The number of US home owners in trouble has dropped for the first time in four years as the economy recovered from a brutal recession triggered by a mortgage meltdown, a property data company said today.

Foreclosure filings - default notices, auctions and bank repossessions - were reported on 333,837 properties in April, a 9% decrease from the previous month and a 2% decrease from last year, RealtyTrac said.

This was the first year-over-year drop since the company started tracking annual foreclosure rates in January 2006, nearly two years before the US plunged into recession resulting from a home mortgage crisis.

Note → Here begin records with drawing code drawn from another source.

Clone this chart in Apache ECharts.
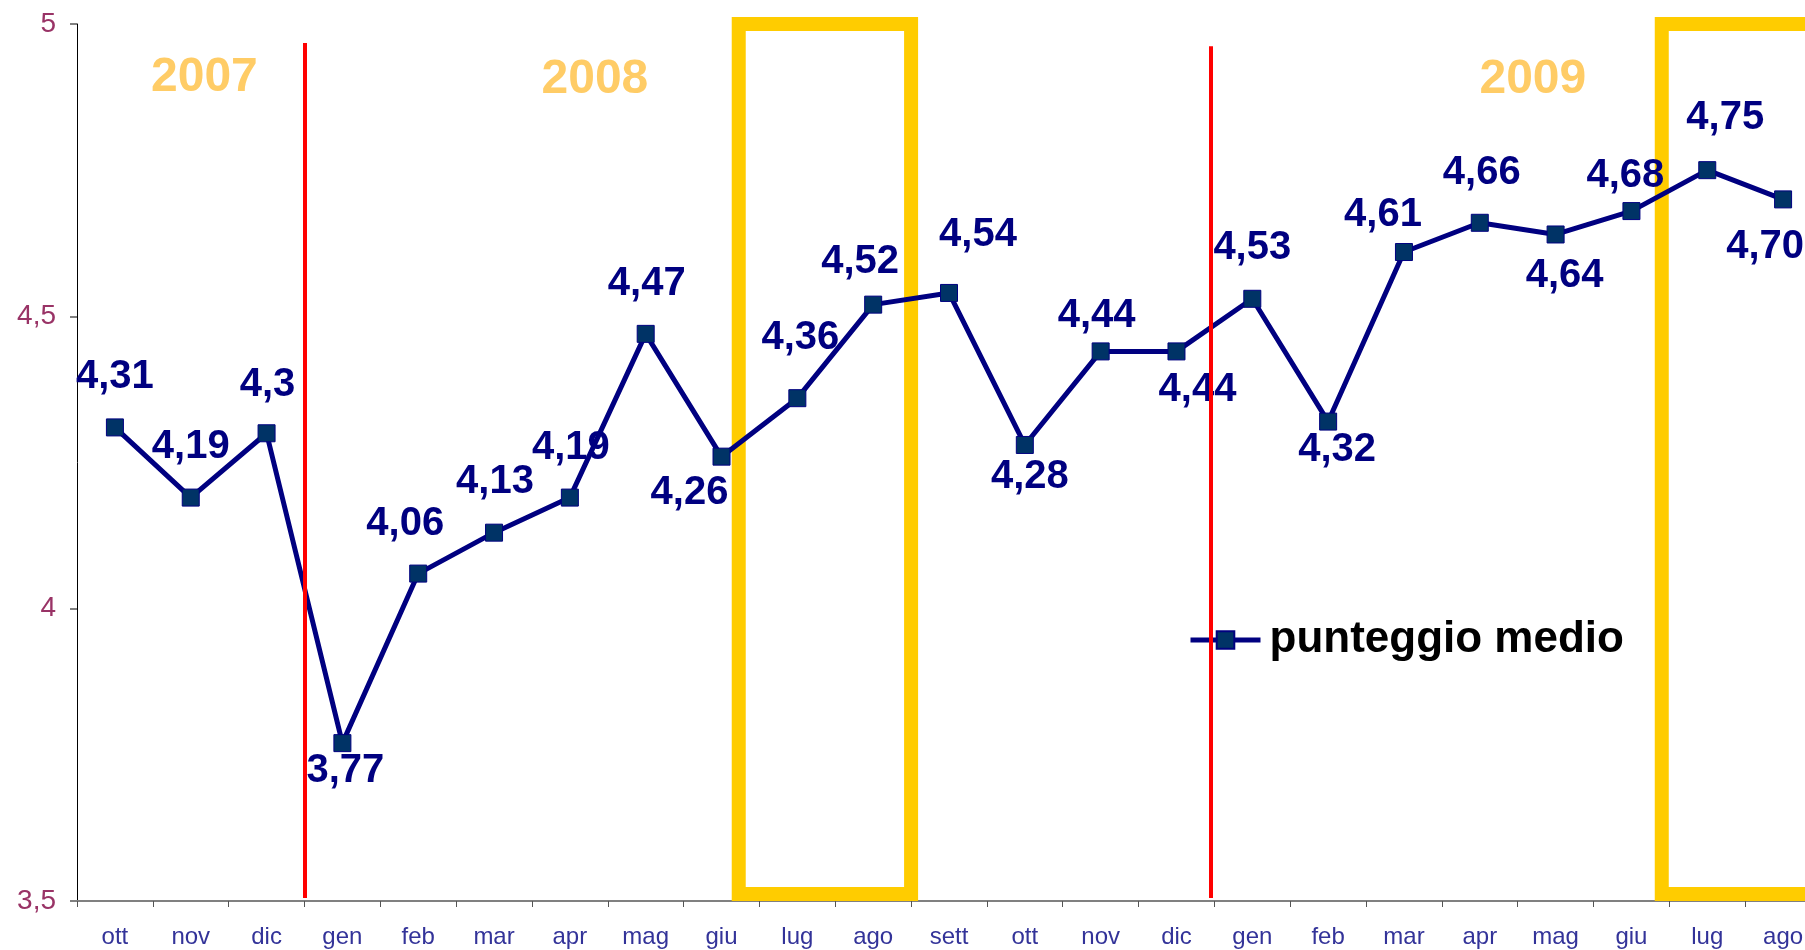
<!DOCTYPE html>
<html>
<head>
<meta charset="utf-8">
<script src="https://cdn.jsdelivr.net/npm/echarts@6/dist/echarts.min.js"></script>
<style>
html,body{margin:0;padding:0;background:#fff;overflow:hidden;}
#chart{width:1805px;height:950px;}
</style>
</head>
<body>
<div id="chart"></div>
<script>
// ---- data ----
const categories = ['ott','nov','dic','gen','feb','mar','apr','mag','giu','lug','ago','sett','ott','nov','dic','gen','feb','mar','apr','mag','giu','lug','ago'];
const values = [4.31,4.19,4.30,3.77,4.06,4.13,4.19,4.47,4.26,4.36,4.52,4.54,4.28,4.44,4.44,4.53,4.32,4.61,4.66,4.64,4.68,4.75,4.70];
const valueLabels = ['4,31','4,19','4,3','3,77','4,06','4,13','4,19','4,47','4,26','4,36','4,52','4,54','4,28','4,44','4,44','4,53','4,32','4,61','4,66','4,64','4,68','4,75','4,70'];
const yTicks = [3.5, 4, 4.5, 5];
const seriesName = 'punteggio medio';
const years = ['2007','2008','2009'];

// ---- annotation geometry (category units on a hidden value axis) ----
const yearPos = [[1.68,4.908],[6.83,4.904],[19.2,4.904]];
const redLines = [[3.0,4.9675],[14.95,4.962]];
const yellowBoxes = [[8.727,11.0],[20.9,23.4]];
const labelOffsets = [[0,-50],[0,-51],[1,-48],[3,28],[-13,-50],[1,-51],[1,-50],[1,-50],[-32,36],[3,-60],[-13,-43],[29,-58],[5,32],[-4,-35],[21,39],[0,-51],[9,28],[-21,-37],[2,-50],[9,41],[-6,-35],[18,-52],[-18,48]];

const FONT = '"Liberation Sans", Arial, sans-serif';
const chart = echarts.init(document.getElementById('chart'));

const seriesData = values.map((v,i)=>({
  value: v,
  label: {offset: labelOffsets[i]}
}));

chart.setOption({
  animation: false,
  backgroundColor: '#ffffff',
  grid: {left: 77, top: 24, right: -16, bottom: 49, containLabel: false, outerBoundsMode: 'none'},
  legend: {
    data: [seriesName],
    left: 1188, top: 618, padding: 0,
    itemWidth: 70, itemHeight: 22,
    lineStyle: {width: 5, color: '#000080'},
    textStyle: {fontFamily: FONT, fontSize: 44, fontWeight: 'bold', color: '#000000', padding: [0,0,0,4]}
  },
  xAxis: [{
    type: 'category',
    data: categories,
    boundaryGap: true,
    axisLine: {lineStyle: {color: '#808080', width: 2}},
    axisTick: {show: true, length: 6, lineStyle: {color: '#555555'}},
    axisLabel: {fontFamily: FONT, fontSize: 24, color: '#333399', margin: 24, interval: 0},
    splitLine: {show: false}
  },{
    type: 'value', min: 0, max: 23, show: false
  }],
  yAxis: {
    type: 'value', min: 3.5, max: 5, interval: 0.5,
    axisLine: {show: true, lineStyle: {color: '#000000', width: 1}},
    axisTick: {show: true, length: 7, lineStyle: {color: '#808080', width: 2}},
    axisLabel: {fontFamily: FONT, fontSize: 28, color: '#993366', margin: 21,
      formatter: v => yTicks.indexOf(v) >= 0 ? String(v).replace('.', ',') : ''},
    splitLine: {show: false}
  },
  series: [{
    name: seriesName,
    type: 'line',
    data: seriesData,
    z: 2,
    symbol: 'rect',
    symbolSize: 17,
    lineStyle: {color: '#000080', width: 5},
    itemStyle: {color: '#003366', borderColor: '#000080', borderWidth: 1},
    label: {
      show: true, position: 'inside',
      fontFamily: FONT, fontSize: 40, fontWeight: 'bold', color: '#000080',
      formatter: p => valueLabels[p.dataIndex]
    }
  },{
    name: 'annotations',
    type: 'line',
    xAxisIndex: 1,
    data: [],
    clip: false,
    z: 5,
    silent: true,
    markArea: {
      silent: true,
      itemStyle: {color: 'rgba(0,0,0,0)', borderColor: '#FFCC00', borderWidth: 14},
      data: yellowBoxes.map(b => [{coord: [b[0], 5.012]}, {coord: [b[1], 3.512]}])
    },
    markLine: {
      silent: true,
      symbol: ['none','none'],
      label: {show: false},
      lineStyle: {color: '#FF0000', width: 4, type: 'solid'},
      data: redLines.map(r => [{coord: [r[0], r[1]]}, {coord: [r[0], 3.505]}])
    },
    markPoint: {
      silent: true,
      symbol: 'rect', symbolSize: 1,
      itemStyle: {color: 'rgba(0,0,0,0)'},
      label: {show: true, position: 'inside', formatter: '{b}',
        fontFamily: FONT, fontSize: 48, fontWeight: 'bold', color: '#FFCC66'},
      data: years.map((y,i) => ({name: y, coord: yearPos[i]}))
    }
  }]
});
</script>
</body>
</html>
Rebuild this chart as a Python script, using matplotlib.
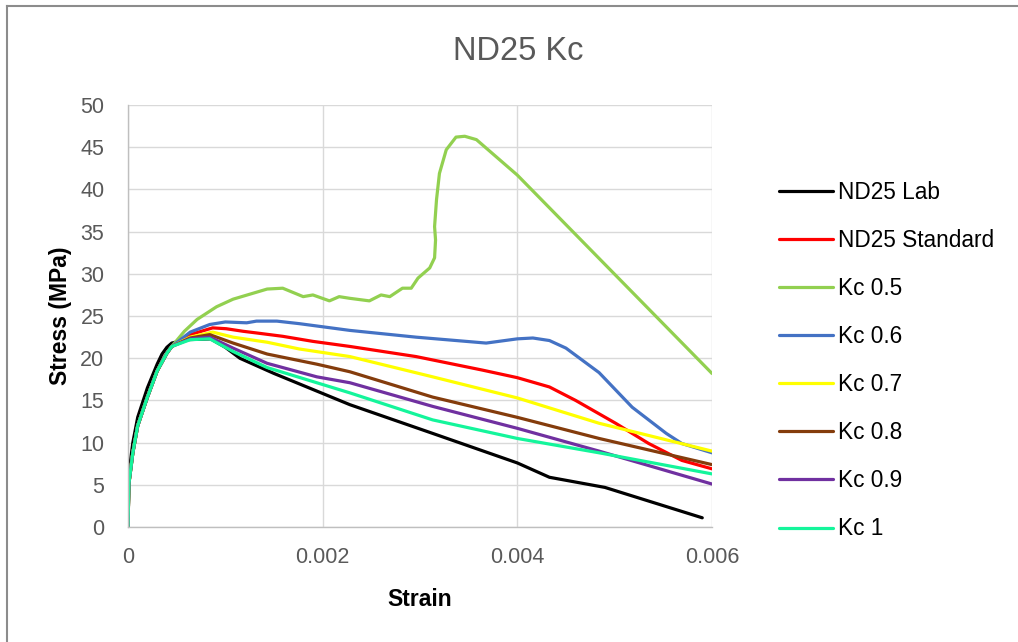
import matplotlib
matplotlib.use("Agg")
import matplotlib.pyplot as plt
from matplotlib.lines import Line2D

# ------------------------- Data -------------------------
# shared initial rise (Kc curves + standard)
rise_strain = [0, 0.00001, 0.00005, 0.0001, 0.0002, 0.0003, 0.0004, 0.00045]
rise_stress = [0, 5.2, 8.8, 12.0, 15.4, 18.5, 20.6, 21.4]

lab_strain = [0, 0.00001, 0.00005, 0.0001, 0.0002, 0.0003, 0.00035, 0.0004, 0.00045, 0.0006, 0.00085,
              0.001, 0.00115, 0.0015, 0.00228, 0.00313, 0.004, 0.00433, 0.0049, 0.0059]
lab_stress = [0, 6.4, 10.0, 13.0, 16.5, 19.3, 20.5, 21.3, 21.8, 22.2, 22.3,
              21.3, 20.0, 18.2, 14.5, 11.1, 7.6, 5.9, 4.7, 1.1]

std_strain = [0.00064, 0.00087, 0.00101, 0.00118, 0.00132, 0.00159, 0.0019, 0.00228, 0.00296,
              0.00364, 0.004, 0.00433, 0.0046, 0.00501, 0.00535, 0.00569, 0.006]
std_stress = [22.8, 23.6, 23.5, 23.2, 23.0, 22.6, 22.0, 21.4, 20.2,
              18.6, 17.7, 16.6, 15.0, 12.3, 9.9, 7.9, 6.9]

kc05_strain = [0.00058, 0.00071, 0.00091, 0.00108, 0.00143, 0.00159, 0.0018, 0.0019, 0.00207,
               0.00217, 0.00228, 0.00248, 0.0026, 0.00269, 0.00282, 0.00291, 0.00298, 0.0031,
               0.00315, 0.00316, 0.00315, 0.00317, 0.0032, 0.00327, 0.00337, 0.00346, 0.00358,
               0.004, 0.006]
kc05_stress = [23.2, 24.6, 26.1, 27.0, 28.2, 28.3, 27.3, 27.5, 26.8,
               27.3, 27.1, 26.8, 27.5, 27.3, 28.3, 28.3, 29.5, 30.7,
               31.9, 34.0, 35.6, 38.8, 41.9, 44.7, 46.2, 46.3, 45.9,
               41.7, 18.2]

kc06_strain = [0.00064, 0.00084, 0.001, 0.00122, 0.00132, 0.00153, 0.00176, 0.00228, 0.00296,
               0.00368, 0.004, 0.00416, 0.00433, 0.0045, 0.00484, 0.00518, 0.00553, 0.00569, 0.006]
kc06_stress = [23.1, 24.0, 24.3, 24.2, 24.4, 24.4, 24.1, 23.3, 22.5,
               21.8, 22.3, 22.4, 22.1, 21.2, 18.3, 14.2, 11.1, 9.9, 8.8]

kc07_strain = [0.00064, 0.00087, 0.00108, 0.00143, 0.00176, 0.00228, 0.00313, 0.004, 0.00484, 0.006]
kc07_stress = [22.5, 23.1, 22.5, 21.9, 21.1, 20.2, 17.8, 15.3, 12.3, 9.0]

kc08_strain = [0.00064, 0.00084, 0.00108, 0.00143, 0.00194, 0.00228, 0.00313, 0.004, 0.00484, 0.006]
kc08_stress = [22.4, 22.8, 21.8, 20.5, 19.3, 18.4, 15.4, 13.0, 10.5, 7.4]

kc09_strain = [0.00064, 0.00084, 0.00108, 0.00143, 0.00194, 0.00228, 0.00313, 0.004, 0.00484, 0.006]
kc09_stress = [22.3, 22.5, 21.2, 19.4, 17.8, 17.1, 14.3, 11.7, 9.0, 5.1]

kc1_strain = [0.00064, 0.00084, 0.00108, 0.00143, 0.00194, 0.00228, 0.00313, 0.004, 0.00484, 0.006]
kc1_stress = [22.2, 22.3, 20.8, 18.9, 17.1, 15.9, 12.7, 10.5, 8.8, 6.3]

labels = ['ND25 Lab', 'ND25 Standard', 'Kc 0.5', 'Kc 0.6', 'Kc 0.7', 'Kc 0.8', 'Kc 0.9', 'Kc 1']
colors = ['#000000', '#FF0000', '#92D050', '#4472C4', '#FFFF00', '#843C0C', '#7030A0', '#14F59B']

series = [
    (lab_strain, lab_stress),
    (rise_strain + std_strain, rise_stress + std_stress),
    (rise_strain + kc05_strain, rise_stress + kc05_stress),
    (rise_strain + kc06_strain, rise_stress + kc06_stress),
    (rise_strain + kc07_strain, rise_stress + kc07_stress),
    (rise_strain + kc08_strain, rise_stress + kc08_stress),
    (rise_strain + kc09_strain, rise_stress + kc09_stress),
    (rise_strain + kc1_strain, rise_stress + kc1_stress),
]

# ------------------------- Plot -------------------------
plt.rcParams['font.family'] = ['Liberation Sans', 'DejaVu Sans']

fig = plt.figure(figsize=(10.18, 6.42), dpi=100)
ax = fig.add_axes([0.1257, 0.179, 0.5737, 0.6574])

for (xs, ys), lab, col in zip(series, labels, colors):
    ax.plot(xs, ys, color=col, lw=2.3, label=lab, solid_joinstyle='round', solid_capstyle='round')

ax.set_xlim(0, 0.006)
ax.set_ylim(0, 50)
ax.set_xticks([0, 0.002, 0.004, 0.006])
ax.set_xticklabels(['0', '0.002', '0.004', '0.006'])
ax.set_yticks(range(0, 51, 5))

ax.grid(True, color='#D9D9D9', lw=1.0)
ax.set_axisbelow(True)
for s in ['top', 'right']:
    ax.spines[s].set_visible(False)
for s in ['left', 'bottom']:
    ax.spines[s].set_color('#BFBFBF')
    ax.spines[s].set_linewidth(1.0)
ax.tick_params(axis='y', length=0, labelsize=15.5, labelcolor='#595959', pad=17)
ax.tick_params(axis='x', length=0, labelsize=15.5, labelcolor='#595959', pad=14)

fig.text(0.509, 1 - 51 / 642, 'ND25 Kc', fontsize=23.5, color='#595959', ha='center', va='center')
ax.set_xlabel('Strain', fontsize=16.5, fontweight='bold', labelpad=15)
ax.set_ylabel('Stress (MPa)', fontsize=16.5, fontweight='bold', labelpad=6)

ax.legend(loc='center left', bbox_to_anchor=(779 / 1018, 1 - 360.5 / 642), bbox_transform=fig.transFigure,
          frameon=False, fontsize=16.3, handlelength=2.4, handletextpad=0.22, labelspacing=1.11,
          borderpad=0, borderaxespad=0)

# chart area border (left and top edges)
fig.add_artist(Line2D([7 / 1018, 7 / 1018], [0, 1 - 6 / 642], transform=fig.transFigure, color='#8C8C8C', lw=1.5))
fig.add_artist(Line2D([7 / 1018, 1], [1 - 6 / 642, 1 - 6 / 642], transform=fig.transFigure, color='#8C8C8C', lw=1.5))

fig.savefig('out.png', dpi=100)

Some 92,432 properties were repossessed by lenders in April - an increase of 1% from the previous month and 45% from 2009.

Nevada, Arizona and Florida were hit hard by the mortgage crisis. Nevada posted the nation's highest state foreclosure rate for the 40th month in a row, with one in every 69 housing units receiving a foreclosure filing in April - more than five times the national average.

Separate figures showed that the number of US workers filing for jobless benefits fell only slightly last week, highlighting the challenges facing the labour market.

Initial claims for state unemployment benefits slipped 4,000 to a seasonally adjusted 444,000, the Labor Department said, though the number was still slightly above the 440,000 expected by analysts. The previous week's figure was revised up to 448,000.